Bec
- Original cover of Bec. This picture is of Drust's evil brother, Brude.
- Author: Darren Shan
- Cover artist: Melvyn Grant
- Language: English
- Series: The Demonata
- Release number: 4
- Genre: Horror, fantasy
- Publisher: HarperCollins, Little, Brown
- Publication date: 5 June 2006
- Publication place: Ireland
- Media type: Print (hardback)
- Pages: 272 pp (first edition, hardback)
- ISBN: 0-00-723131-8 (first edition, hardback)
- OCLC: 70267025
- Preceded by: Slawter
- Followed by: Blood Beast

= Bec (novel) =

2006 novel by Darren Shan

Bec is a book by Darren Shan in The Demonata series. It is the fourth book of the series released but it is the first chronologically. The protagonist of the book is the central character Bec. It is set in Ireland around 1600 years ago. The last line of the book, "Screams in the dark," is also the first line of the book, as well as the tagline for the novel. Bec is the end of the first part of the Demonata books, where the three protagonists are introduced.

==Plot==
When a "simple child" named Bran who can run incredibly fast comes to Bec's demon-besieged rath, she and a small consignment of warriors go with him, including the chief's son, Connla, who is "largely untested" in battle; Goll, an old warrior; Lorcan and Ronan, two teenage twins; Fiachna the blacksmith; and Orna, a female warrior. During the journey, the group is attacked by demons, but manage to hide near some ancient lodestones which protect them with powerful Old Magic. Eventually, Bran leads them to a crannóg, where everyone is dead except a druid, Drust. The druid tells them about a tunnel to the demons' world, and how he aims to destroy it. They go with him.

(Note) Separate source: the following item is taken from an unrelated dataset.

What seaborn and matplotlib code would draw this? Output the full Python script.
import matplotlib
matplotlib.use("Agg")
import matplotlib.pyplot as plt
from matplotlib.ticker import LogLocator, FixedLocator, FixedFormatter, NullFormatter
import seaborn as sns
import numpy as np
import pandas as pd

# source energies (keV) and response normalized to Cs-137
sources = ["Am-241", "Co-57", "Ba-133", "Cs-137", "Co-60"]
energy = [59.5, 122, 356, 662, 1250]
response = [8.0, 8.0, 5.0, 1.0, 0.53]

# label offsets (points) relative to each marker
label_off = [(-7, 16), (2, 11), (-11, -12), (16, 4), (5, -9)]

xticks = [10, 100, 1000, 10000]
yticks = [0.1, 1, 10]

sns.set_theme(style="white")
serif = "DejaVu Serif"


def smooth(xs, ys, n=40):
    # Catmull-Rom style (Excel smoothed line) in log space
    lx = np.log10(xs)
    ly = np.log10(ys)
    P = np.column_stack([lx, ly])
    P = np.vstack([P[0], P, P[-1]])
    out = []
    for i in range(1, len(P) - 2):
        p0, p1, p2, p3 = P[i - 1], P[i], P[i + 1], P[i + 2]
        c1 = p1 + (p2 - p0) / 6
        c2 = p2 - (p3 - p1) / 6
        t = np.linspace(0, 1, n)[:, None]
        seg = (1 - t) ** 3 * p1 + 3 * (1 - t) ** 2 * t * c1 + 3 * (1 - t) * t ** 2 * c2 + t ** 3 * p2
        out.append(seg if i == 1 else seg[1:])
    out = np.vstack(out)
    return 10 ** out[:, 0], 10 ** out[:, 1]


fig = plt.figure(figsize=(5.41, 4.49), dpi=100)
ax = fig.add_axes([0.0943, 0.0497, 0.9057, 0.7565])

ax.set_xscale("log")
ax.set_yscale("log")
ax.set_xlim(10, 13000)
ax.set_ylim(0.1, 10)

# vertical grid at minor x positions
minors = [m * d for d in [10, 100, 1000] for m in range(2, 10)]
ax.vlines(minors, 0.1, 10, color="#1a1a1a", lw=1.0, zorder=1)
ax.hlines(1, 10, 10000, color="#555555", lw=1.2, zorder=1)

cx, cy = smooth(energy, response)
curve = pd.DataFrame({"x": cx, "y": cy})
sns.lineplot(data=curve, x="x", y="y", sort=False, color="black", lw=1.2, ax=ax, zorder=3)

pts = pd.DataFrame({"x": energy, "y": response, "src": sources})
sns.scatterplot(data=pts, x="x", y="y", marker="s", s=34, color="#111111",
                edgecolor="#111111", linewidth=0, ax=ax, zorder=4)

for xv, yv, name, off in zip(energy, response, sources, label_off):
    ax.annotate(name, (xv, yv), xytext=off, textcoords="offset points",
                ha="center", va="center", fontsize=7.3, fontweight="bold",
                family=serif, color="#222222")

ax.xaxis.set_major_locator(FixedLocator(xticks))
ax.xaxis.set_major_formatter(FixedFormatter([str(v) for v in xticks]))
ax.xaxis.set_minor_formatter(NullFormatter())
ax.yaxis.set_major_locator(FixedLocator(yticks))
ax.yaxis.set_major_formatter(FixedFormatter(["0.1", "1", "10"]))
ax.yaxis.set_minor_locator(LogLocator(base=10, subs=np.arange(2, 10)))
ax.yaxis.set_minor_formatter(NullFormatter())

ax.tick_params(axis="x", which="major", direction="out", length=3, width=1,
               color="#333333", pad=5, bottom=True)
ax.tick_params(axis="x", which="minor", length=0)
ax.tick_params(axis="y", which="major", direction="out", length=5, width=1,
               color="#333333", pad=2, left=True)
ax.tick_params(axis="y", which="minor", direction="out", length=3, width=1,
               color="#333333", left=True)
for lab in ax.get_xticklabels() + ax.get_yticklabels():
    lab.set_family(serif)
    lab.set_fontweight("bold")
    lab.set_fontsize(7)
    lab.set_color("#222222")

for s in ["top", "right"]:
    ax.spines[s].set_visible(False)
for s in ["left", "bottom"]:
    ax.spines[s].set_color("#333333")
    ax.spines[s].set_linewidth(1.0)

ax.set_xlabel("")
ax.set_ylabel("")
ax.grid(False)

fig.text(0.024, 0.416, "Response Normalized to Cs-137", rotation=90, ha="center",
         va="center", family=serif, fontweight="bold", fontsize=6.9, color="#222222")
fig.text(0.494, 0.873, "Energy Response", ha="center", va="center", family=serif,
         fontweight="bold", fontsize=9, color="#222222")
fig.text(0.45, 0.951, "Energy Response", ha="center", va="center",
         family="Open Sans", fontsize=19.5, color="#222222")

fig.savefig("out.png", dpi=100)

The group finds some horses which help them reach their destination in time, but Fiachna is soon abandoned after his wound becomes life-threatening.

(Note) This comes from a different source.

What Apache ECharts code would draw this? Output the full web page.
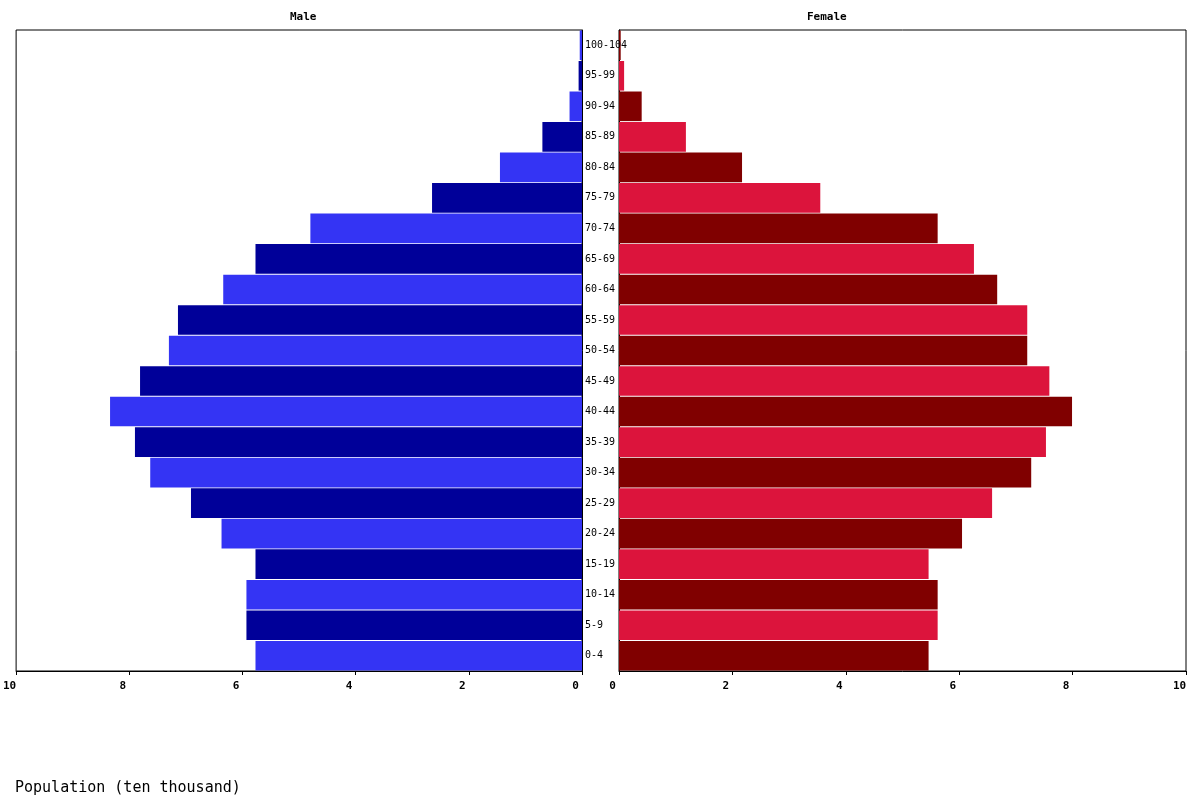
<!DOCTYPE html>
<html>
<head>
<meta charset="utf-8">
<script src="https://cdn.jsdelivr.net/npm/echarts@6/dist/echarts.min.js"></script>
<style>html,body{margin:0;padding:0;background:#fff}#c{width:1200px;height:800px}</style>
</head>
<body>
<div id="c"></div>
<script>
var categories = ['0-4','5-9','10-14','15-19','20-24','25-29','30-34','35-39','40-44','45-49','50-54','55-59','60-64','65-69','70-74','75-79','80-84','85-89','90-94','95-99','100-104'];
var maleValues = [5.77,5.93,5.93,5.77,6.37,6.91,7.63,7.90,8.34,7.81,7.30,7.14,6.34,5.77,4.80,2.65,1.45,0.70,0.22,0.06,0.04];
var femaleValues = [5.46,5.62,5.62,5.46,6.05,6.58,7.27,7.53,7.99,7.59,7.20,7.20,6.67,6.26,5.62,3.55,2.17,1.18,0.40,0.09,0.03];
var xTicks = [0,2,4,6,8,10];
var maleTitle = 'Male';
var femaleTitle = 'Female';
var xAxisTitle = 'Population (ten thousand)';

var mono = 'DejaVu Sans Mono';
var chart = echarts.init(document.getElementById('c'), null, {renderer: 'canvas'});

function xAxisCfg(gi, inverse) {
  return {
    type: 'value', gridIndex: gi, min: xTicks[0], max: xTicks[xTicks.length - 1],
    interval: xTicks[1] - xTicks[0], inverse: inverse,
    axisLine: {show: true, lineStyle: {color: '#000', width: 1}},
    axisTick: {show: true, length: 4, lineStyle: {color: '#000'}},
    splitLine: {show: false},
    axisLabel: {color: '#000', fontFamily: mono, fontWeight: 'bold', fontSize: 11, margin: 10, padding: [0, 13, 0, 0]}
  };
}

chart.setOption({
  animation: false,
  backgroundColor: '#fff',
  grid: [
    {left: 15, right: 618, top: 30, bottom: 129, show: true, borderColor: '#000', borderWidth: 1, backgroundColor: 'transparent'},
    {left: 619, right: 14, top: 30, bottom: 129, show: true, borderColor: '#000', borderWidth: 1, backgroundColor: 'transparent'}
  ],
  xAxis: [xAxisCfg(0, true), xAxisCfg(1, false)],
  yAxis: [
    {type: 'category', gridIndex: 0, data: categories, position: 'right',
     axisLine: {show: true, lineStyle: {color: '#000'}}, axisTick: {show: false},
     axisLabel: {show: true, color: '#000', fontFamily: mono, fontSize: 10, margin: 3, align: 'left', padding: [2, 0, 0, 0]},
     z: 10},
    {type: 'category', gridIndex: 1, data: categories, position: 'left',
     axisLine: {show: true, lineStyle: {color: '#000'}}, axisTick: {show: false},
     axisLabel: {show: false}}
  ],
  graphic: [
    {type: 'text', left: 304 - 14, top: 12, style: {text: maleTitle, font: 'bold 11px "DejaVu Sans Mono"', fill: '#000'}},
    {type: 'text', left: 827 - 20, top: 12, style: {text: femaleTitle, font: 'bold 11px "DejaVu Sans Mono"', fill: '#000'}},
    {type: 'text', left: 15, top: 781, style: {text: xAxisTitle, font: '15px "DejaVu Sans Mono"', fill: '#000'}}
  ],
  series: [
    {type: 'bar', xAxisIndex: 0, yAxisIndex: 0, data: maleValues, barCategoryGap: '3%',
     itemStyle: {color: function (p) { return p.dataIndex % 2 === 0 ? '#3434f4' : '#000099'; }}},
    {type: 'bar', xAxisIndex: 1, yAxisIndex: 1, data: femaleValues, barCategoryGap: '3%',
     itemStyle: {color: function (p) { return p.dataIndex % 2 === 0 ? '#800000' : '#dc143c'; }}}
  ]
});
</script>
</body>
</html>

Bec manages to force Bran through the closing tunnel at the last moment with the last of her magic, but is trapped as a result. Soon after, Lord Loss appears and tells Bec that when she appeared to absorb power from him several days earlier, Lord Loss had actually intended for that to happen so that she could close the tunnel. This is because Lord Loss is unique among demons, in that instead of wishing to slaughter all the humans in the world, he actually prefers to prolong the suffering for as long as possible. If the tunnel had remained open, countless other demons would have passed through and destroyed all of mankind within a matter of weeks, which would have ruined Lord Loss' "sport". After telling Bec this, Lord Loss reminds her of the geis that he had placed on her, and that he is bound by his word to kill her. Lord Loss sets his familiars upon Bec, and without any magic to defend herself with, she is easily overwhelmed and killed.